CPI's will pull up the face better that Snipers.

CPI's are readily available and they're cheaper.

 

Cameron said he has both pipes at the shop and since I'm having this build dynoed, he could do a back to back test!!

 

I also told Cam that I want to run my bored stock carbs and pods.

He wasn't very excited about that at all, but said he'd run them against a set of 33mm PWK's to see what the difference is.

He mentioned that the stock bowls are small and that I'd be running a lot of fuel through the motor.

I said I know, fuel economy is very important to me but then I said you can't make power without adding more fuel and air.

 

So if there isn't much difference I'll keep the stock carbs and run the Driveline billet bowls.

Should be an interesting build/dyno comparison about the CPI's vs Snipers and bored stock carbs, stock intakes, VF4's vs 33 PWK's, UPP intakes w/cross-over and VF4's.

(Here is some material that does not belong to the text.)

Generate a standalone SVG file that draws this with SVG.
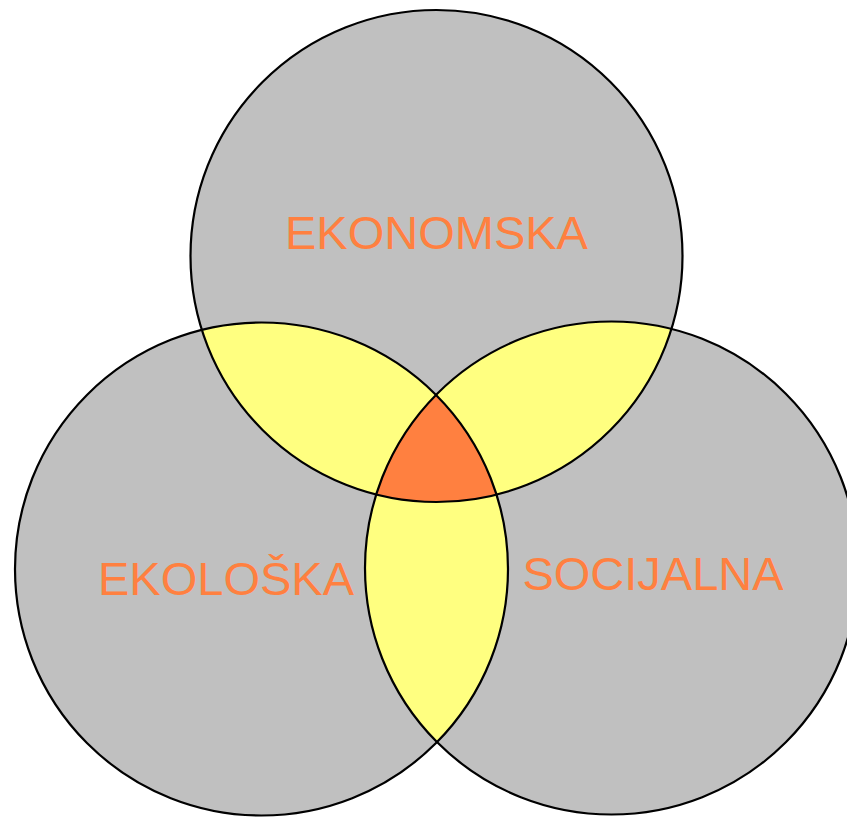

If you are dead set on the stock carbs, get the Driveline bowls. All this talk lately about using stock carbs to support 70-80 hp motors. I'd like to see most of these folks try running wfo accross the dunes on stockers with out melting a motor down from the tiny bowls. Only in the last year or so has there been a way to adequately support the fuel needs of a hungry motor on stock carbs. To my knowledge there haven't been any other Billit bowl options. Hit up BHP.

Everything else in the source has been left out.